The outside binding was still in good condition. Obviously this had been part of Occidental College’s library at some point. The inside smelled of a good musty old basement – if time could have a smell, this would be it in my book. For a true book lover, this smell is so good it should be bottled. Both volumes were published in London, ironically at an address in Russell Square – a place near the British Museum that I have visited often and love well.
An examination of the letters themselves is where the real fun began. On the fold out genealogy chart I was able to find my ancestor. The letters are mostly between various family members during the years 1290 to 1483. It is interesting to see the progression of the English language through these pages. The very first document in 1290 is a charter for Richard de Stonor. It was a grant from Richard to his son and the latter’s wife. I can hardly read it as it starts out “Sciant presentes et futuri quod ego Ricardus de Stonor dedi, concessi, et hac presenti carta mea confirmavi Ricardo….” – is this some sort of left over Latin?!? It is very foreign to a modern ear and I am amazed people actually used to talk this way – or did they?
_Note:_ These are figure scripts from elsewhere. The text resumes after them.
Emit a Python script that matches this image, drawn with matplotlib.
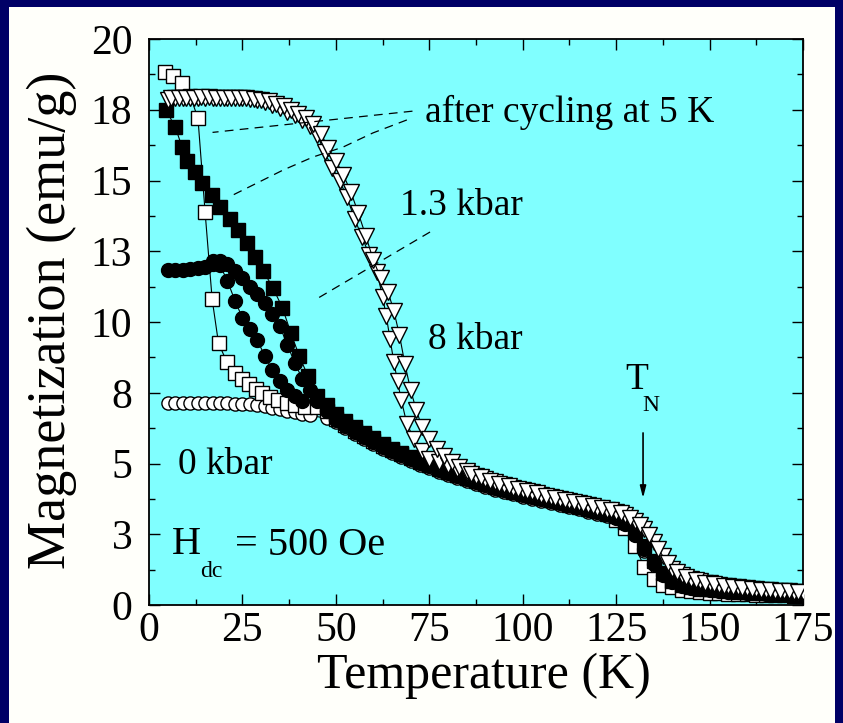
import matplotlib
matplotlib.use("Agg")
import matplotlib.pyplot as plt
from matplotlib.patches import Rectangle
from matplotlib.ticker import MultipleLocator, FixedLocator, FixedFormatter

plt.rcParams["font.family"] = ["Liberation Serif", "DejaVu Serif"]

# ---------------------------------------------------------------- data
# shared temperature grid of the high-temperature tails (K)
tail_T = [45, 47.5, 50, 52.5, 55, 57.5, 60, 62.5, 65, 67.5, 70, 72.5, 75, 77.5,
          80, 82.5, 85, 87.5, 90, 92.5, 95, 97.5, 100, 102.5, 105, 107.5, 110,
          112.5, 115, 117.5, 120, 122.5, 125, 127.5, 130, 132.5, 135, 137.5,
          140, 142.5, 145, 147.5, 150, 152.5, 155, 157.5, 160, 162.5, 165,
          167.5, 170, 172.5, 175]

# 0 kbar (open circles); its tail starts at 47.5 K
oc_T = [5, 7, 9, 11, 13, 15, 17, 19, 21, 23, 25, 27, 29, 31, 33, 35, 37, 39,
        41, 43]
oc_M = [7.15, 7.15, 7.15, 7.15, 7.15, 7.15, 7.15, 7.14, 7.13, 7.12, 7.11,
        7.09, 7.06, 7.02, 6.97, 6.92, 6.87, 6.82, 6.76, 6.70]
oc_tail = [6.60, 6.45, 6.25, 6.05, 5.86, 5.69, 5.53, 5.37, 5.22, 5.08, 4.95,
           4.83, 4.71, 4.59, 4.48, 4.38, 4.28, 4.18, 4.08, 3.99, 3.91, 3.83,
           3.75, 3.68, 3.60, 3.53, 3.45, 3.38, 3.30, 3.23, 3.13, 3.00, 2.77,
           2.40, 1.90, 1.38, 1.00, 0.76, 0.64, 0.57, 0.52, 0.49, 0.46, 0.44,
           0.42, 0.40, 0.39, 0.37, 0.36, 0.35, 0.34, 0.33]

# after cycling at 5 K (open squares)
os_T = [4.3, 6.5, 8.8, 11.0, 13.1, 15.0, 16.9, 18.6, 20.8, 22.9, 24.9, 26.7,
        28.5, 30.3, 32.3, 34.5, 36.8, 39.2, 41.7]
os_M = [18.85, 18.70, 18.45, 18.00, 17.20, 13.90, 10.80, 9.25, 8.60, 8.20,
        8.00, 7.80, 7.62, 7.48, 7.36, 7.25, 7.15, 7.05, 6.98]
os_tail = [7.00, 6.85, 6.58, 6.36, 6.15, 5.96, 5.79, 5.63, 5.47, 5.32, 5.18,
           5.05, 4.93, 4.81, 4.69, 4.58, 4.48, 4.38, 4.28, 4.18, 4.09, 4.01,
           3.93, 3.85, 3.78, 3.70, 3.63, 3.55, 3.48, 3.40, 3.32, 3.20, 3.00,
           2.72, 2.10, 1.35, 0.92, 0.72, 0.62, 0.53, 0.49, 0.46, 0.44, 0.42,
           0.40, 0.39, 0.38, 0.37, 0.36, 0.35, 0.34, 0.33, 0.32]

# filled squares
fs_T = [4.5, 7.0, 8.8, 10.3, 12.3, 14.3, 16.8, 19.0, 21.6, 23.8, 26.2, 28.4,
        30.6, 33.2, 35.7, 38.0, 40.2, 42.5]
fs_M = [17.50, 16.90, 16.20, 15.70, 15.30, 14.90, 14.50, 14.05, 13.65, 13.25,
        12.80, 12.30, 11.80, 11.20, 10.50, 9.60, 8.80, 8.10]
fs_tail = [7.40, 7.05, 6.75, 6.50, 6.28, 6.08, 5.90, 5.70, 5.52, 5.37, 5.22,
           5.08, 4.96, 4.83, 4.71, 4.60, 4.50, 4.40, 4.30, 4.20, 4.10, 4.02,
           3.95, 3.87, 3.80, 3.72, 3.65, 3.57, 3.50, 3.42, 3.35, 3.26, 3.15,
           2.95, 2.60, 2.10, 1.55, 1.12, 0.85, 0.72, 0.63, 0.58, 0.55, 0.52,
           0.50, 0.47, 0.45, 0.43, 0.41, 0.40, 0.38, 0.37, 0.35]

# filled circles, two branches
fca_T = [5, 7, 9, 11, 13, 15, 17, 19, 21, 23, 25, 27, 29, 31, 33, 35, 37, 39,
         41, 43]
fca_M = [11.85, 11.85, 11.85, 11.87, 11.90, 11.95, 12.05, 12.15, 12.05, 11.80,
         11.55, 11.25, 10.98, 10.68, 10.30, 9.85, 9.20, 8.55, 8.00, 7.60]
fca_tail = [7.20, 6.85, 6.55, 6.33, 6.12, 5.93, 5.76, 5.60, 5.44, 5.29, 5.15,
            5.02, 4.90, 4.78, 4.66, 4.55, 4.45, 4.35, 4.25, 4.15, 4.06, 3.98,
            3.90, 3.82, 3.75, 3.67, 3.60, 3.52, 3.45, 3.37, 3.30, 3.20, 3.08,
            2.85, 2.48, 1.98, 1.45, 1.05, 0.80, 0.68, 0.60, 0.55, 0.52, 0.49,
            0.47, 0.45, 0.43, 0.41, 0.39, 0.38, 0.37, 0.36, 0.34]
fcb_T = [17, 19, 21, 23, 25, 27, 29, 31, 33, 35, 37, 39, 41]
fcb_M = [12.15, 12.00, 11.45, 10.75, 10.15, 9.75, 9.35, 8.80, 8.30, 7.90,
         7.60, 7.40, 7.20]

# 1.3 / 8 kbar (open down-triangles), two branches
tr1_T = [5, 7, 9, 11, 13, 15, 17, 19, 21, 23, 25, 27, 29, 31, 33, 35, 37, 39,
         41, 43, 45, 47, 49, 51, 53, 55, 57, 59, 61, 62.5, 63.5, 64.5, 65.5,
         66.5, 67.5, 69, 71, 73, 75, 77.5, 80, 82.5, 85, 87.5, 90, 92.5, 95,
         97.5, 100, 102.5, 105, 107.5, 110, 112.5, 115, 117.5, 120, 122.5,
         125, 127.5, 130, 132.5, 135, 137.5, 140, 142.5, 145, 147.5, 150,
         152.5, 155, 157.5, 160, 162.5, 165, 167.5, 170, 172.5, 175]
tr1_M = [17.85, 17.90, 17.90, 17.92, 17.93, 17.93, 17.93, 17.92, 17.92,
         17.92, 17.90, 17.88, 17.84, 17.76, 17.66, 17.55, 17.42, 17.30, 17.15,
         16.92, 16.60, 16.00, 15.45, 15.00, 14.40, 13.65, 13.00, 12.35, 11.75,
         10.90, 10.20, 9.40, 8.60, 7.90, 7.25, 6.40, 5.85, 5.45, 5.15, 5.05,
         4.93, 4.81, 4.68, 4.56, 4.44, 4.33, 4.23, 4.14, 4.06, 3.98, 3.90,
         3.83, 3.75, 3.68, 3.60, 3.52, 3.44, 3.37, 3.29, 3.17, 2.97, 2.67,
         2.22, 1.72, 1.28, 1.06, 0.93, 0.84, 0.77, 0.71, 0.66, 0.62, 0.59,
         0.56, 0.53, 0.51, 0.49, 0.47, 0.45]
tr2_T = [6, 8, 10, 12, 14, 16, 18, 20, 22, 24, 26, 28, 30, 32, 34, 36, 38, 40,
         42, 44, 46, 48, 50, 52, 54, 56, 58, 60, 62, 64, 65.5, 67, 68.5, 70,
         71.5, 73, 75, 77, 79, 81, 83, 85, 86.25, 88.75, 91.25, 93.75, 96.25,
         98.75, 101.25, 103.75, 106.25, 108.75, 111.25, 113.75, 116.25,
         118.75, 121.25, 123.75, 126.25, 128.75, 131.25, 133.75, 136.25,
         138.75, 141.25, 143.75, 146.25, 148.75, 151.25, 153.75, 156.25,
         158.75, 161.25, 163.75, 166.25, 168.75, 171.25, 173.75]
tr2_M = [17.90, 17.92, 17.93, 17.93, 17.94, 17.94, 17.93, 17.93, 17.92, 17.92,
         17.90, 17.88, 17.85, 17.80, 17.72, 17.62, 17.50, 17.36, 17.20, 17.00,
         16.65, 16.15, 15.70, 15.20, 14.60, 13.85, 13.05, 12.20, 11.55, 11.05,
         10.40, 9.55, 8.50, 7.60, 6.90, 6.30, 5.85, 5.50, 5.25, 5.05, 4.88,
         4.72, 4.64, 4.51, 4.39, 4.28, 4.19, 4.10, 4.02, 3.94, 3.86, 3.79,
         3.71, 3.64, 3.56, 3.49, 3.41, 3.34, 3.25, 3.09, 2.84, 2.46, 1.98,
         1.48, 1.16, 0.99, 0.88, 0.79, 0.73, 0.68, 0.63, 0.60, 0.57, 0.54,
         0.52, 0.50, 0.48, 0.46]

# dashed leader lines from the labels to the curves
lead1_T = [70.5, 17.0]
lead1_M = [17.45, 16.70]
lead2_T = [69.0, 59.9, 51.9, 43.9, 35.9, 28.9, 22.5]
lead2_M = [17.14, 16.68, 16.18, 15.83, 15.37, 14.91, 14.49]
lead3_T = [75.2, 44.4]
lead3_M = [13.18, 10.78]

x_ticks = [0, 25, 50, 75, 100, 125, 150, 175]
y_ticks = [0, 2.5, 5, 7.5, 10, 12.5, 15, 17.5, 20]
y_tick_labels = ["0", "3", "5", "8", "10", "13", "15", "18", "20"]

# ---------------------------------------------------------------- figure
W, H = 843, 723
fig = plt.figure(figsize=(W / 100, H / 100), dpi=100, facecolor="#000066")
fig.patches.append(Rectangle((9 / W, 0), (835 - 9) / W, (H - 7) / H,
                             transform=fig.transFigure, facecolor="#FFFFFA",
                             edgecolor="none", zorder=-5))

ax = fig.add_axes([149 / W, (H - 605) / H, 654 / W, 566 / H])
ax.set_zorder(2)
ax.set_facecolor("#80FFFF")
ax.set_xlim(0, 175)
ax.set_ylim(0, 20)

line_kw = dict(color="black", lw=0.8, mec="black", mew=1.0)

ax.plot(oc_T + tail_T[1:], oc_M + oc_tail, marker="o", ms=9.5,
        mfc="white", zorder=3, **line_kw)
ax.plot(os_T + tail_T, os_M + os_tail, marker="s", ms=10, mfc="white",
        zorder=4, **line_kw)
ax.plot(fcb_T, fcb_M, marker="o", ms=10, mfc="black", zorder=5, **line_kw)
ax.plot(fca_T + tail_T, fca_M + fca_tail, marker="o", ms=10, mfc="black",
        zorder=5, **line_kw)
ax.plot(fs_T + tail_T, fs_M + fs_tail, marker="s", ms=10.5, mfc="black",
        zorder=6, **line_kw)
ax.plot(tr1_T, tr1_M, marker="v", ms=11.5, mfc="white", zorder=7, **line_kw)
ax.plot(tr2_T, tr2_M, marker="v", ms=11.5, mfc="white", zorder=7, **line_kw)

dash = dict(color="black", lw=0.9, ls=(0, (7, 5)), zorder=8)
ax.plot(lead1_T, lead1_M, **dash)
ax.plot(lead2_T, lead2_M, **dash)
ax.plot(lead3_T, lead3_M, **dash)

# ---------------------------------------------------------------- labels
txt = dict(color="black", ha="left", va="center", zorder=9)
ax.text(73.9, 17.4, "after cycling at 5 K", fontsize=27, **txt)
ax.text(67.2, 14.1, "1.3 kbar", fontsize=27, **txt)
ax.text(74.7, 9.36, "8 kbar", fontsize=27, **txt)
ax.text(7.8, 4.95, "0 kbar", fontsize=27, **txt)
ax.text(6.1, 2.14, "H", fontsize=29, **txt)
ax.text(13.6, 1.2, "dc", fontsize=17, **txt)
ax.text(23.0, 2.12, "= 500 Oe", fontsize=29, **txt)
ax.text(127.4, 7.95, "T", fontsize=27, **txt)
ax.text(132.0, 7.05, "N", fontsize=17, **txt)
ax.annotate("", xy=(132.2, 3.78), xytext=(132.2, 6.08),
            arrowprops=dict(arrowstyle="-|>,head_width=0.18,head_length=0.7",
                            color="black", lw=1.2, shrinkA=0, shrinkB=0))

# ---------------------------------------------------------------- axes
ax.xaxis.set_major_locator(FixedLocator(x_ticks))
ax.xaxis.set_minor_locator(MultipleLocator(12.5))
ax.yaxis.set_major_locator(FixedLocator(y_ticks))
ax.yaxis.set_major_formatter(FixedFormatter(y_tick_labels))
ax.yaxis.set_minor_locator(MultipleLocator(1.25))
ax.tick_params(which="both", direction="in", top=True, right=True,
               width=1.0, colors="black", labelsize=30)
ax.tick_params(which="major", length=8)
ax.tick_params(which="minor", length=4)
ax.tick_params(axis="x", pad=4.5)
ax.tick_params(axis="y", pad=12)
for s in ax.spines.values():
    s.set_linewidth(1.3)

fig.text(484 / W, 1 - 676 / H, "Temperature (K)", fontsize=36,
         ha="center", va="center")
fig.text(52 / W, 1 - 320 / H, "Magnetization (emu/g)", fontsize=39,
         rotation=90, ha="center", va="center")

fig.savefig("out.png", dpi=100, facecolor=fig.get_facecolor())
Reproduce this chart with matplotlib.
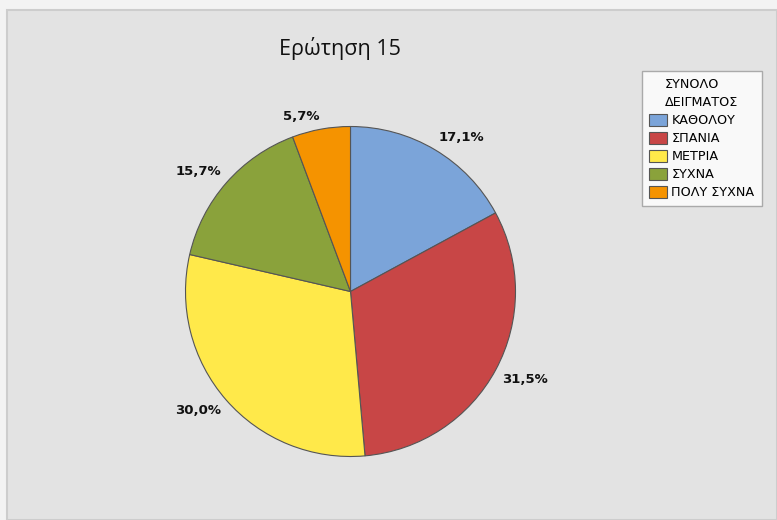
import numpy as np
import matplotlib.pyplot as plt
from matplotlib.patches import Rectangle

categories = ['ΚΑΘΟΛΟΥ', 'ΣΠΑΝΙΑ', 'ΜΕΤΡΙΑ', 'ΣΥΧΝΑ', 'ΠΟΛΥ ΣΥΧΝΑ']
percentages = [17.1, 31.5, 30.0, 15.7, 5.7]
colors = ['#7ba4d9', '#c84646', '#ffe94a', '#8aa23b', '#f59300']

W, H = 777, 520
fig = plt.figure(figsize=(W / 100, H / 100), dpi=100)
fig.patch.set_facecolor('#f3f3f3')

# grey panel with a thin border, kept behind the pie
fig.add_artist(Rectangle((7 / W, 0), 1 - 7 / W, 1 - 10 / H, transform=fig.transFigure,
                         facecolor='#e3e3e3', edgecolor='#cdcdcd', linewidth=1.5,
                         zorder=-5))

cx, cy, r = 350.5, 291.5, 165
ax = fig.add_axes([(cx - r) / W, (H - cy - r) / H, 2 * r / W, 2 * r / H])
ax.set_facecolor('none')
ax.set_zorder(2)

wedges, _ = ax.pie(
    percentages, colors=colors, startangle=90, counterclock=False,
    wedgeprops=dict(edgecolor='#555555', linewidth=0.8))

# percent labels hang off the rim, anchored at the corner nearest the slice
for w, p in zip(wedges, percentages):
    ang = np.deg2rad((w.theta1 + w.theta2) / 2)
    x, y = 1.04 * np.cos(ang), 1.04 * np.sin(ang)
    ax.text(x, y, f'{p:.1f}%'.replace('.', ','),
            ha='left' if x > 0 else 'right', va='bottom' if y > 0 else 'top',
            fontsize=9.5, fontweight='bold', color='#111111')
ax.set_xlim(-1, 1)
ax.set_ylim(-1, 1)
ax.set_aspect('equal')

fig.text(340 / W, 1 - 48 / H, 'Ερώτηση 15', ha='center', va='center',
         fontsize=15.5, family='Open Sans', color='#111111')

leg = fig.legend(wedges, categories, title='ΣΥΝΟΛΟ\nΔΕΙΓΜΑΤΟΣ', loc='upper left',
                 bbox_to_anchor=(642 / W, 1 - 71 / H), fontsize=9.2,
                 title_fontsize=9.2, frameon=True, fancybox=False,
                 handlelength=1.4, handleheight=1.1, handletextpad=0.35,
                 labelspacing=0.36, borderpad=0.55, borderaxespad=0)
leg.get_frame().set_edgecolor('#999999')
leg.get_frame().set_facecolor('white')
leg.get_frame().set_linewidth(1)
leg.get_title().set_linespacing(1.5)

fig.savefig('out.png', dpi=100, facecolor=fig.get_facecolor())
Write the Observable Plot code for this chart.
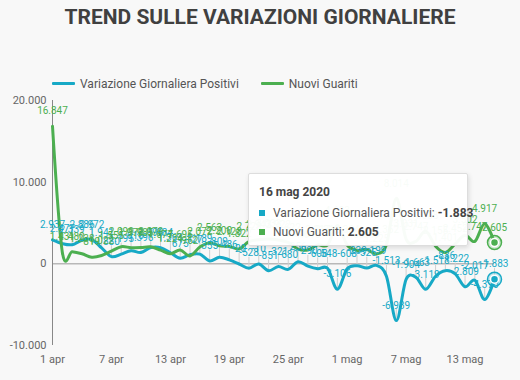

Maybe this is just legal jargon – but no, the next two documents also use this same derivative of English and one of these is a personal letter from Eleanor le Despenser to John de Stonor.
Flipping along in the first volume it wasn’t until a document in 1424 that I could actually understand the “English” being used. Don’t get me wrong – although the language is a bit of a challenge for a modern day researcher, I bet it was beautiful when spoken all those years ago. I once took a class on Chaucer in college. We had to learn to speak middle English when reading Chaucer’s works out loud. Let me tell you, there is nothing so romantic as middle English being spoken. Something has been lost in our modern vernacular. Remember that scene in Raiders of the Lost Ark when Indiana Jones is teaching his class and all the female students have a glassy eyed stare? Well that was the scene in my Chaucer class when Dr. Hornsby read Chaucer aloud. It put a whole new spin on The Canterbury Tales.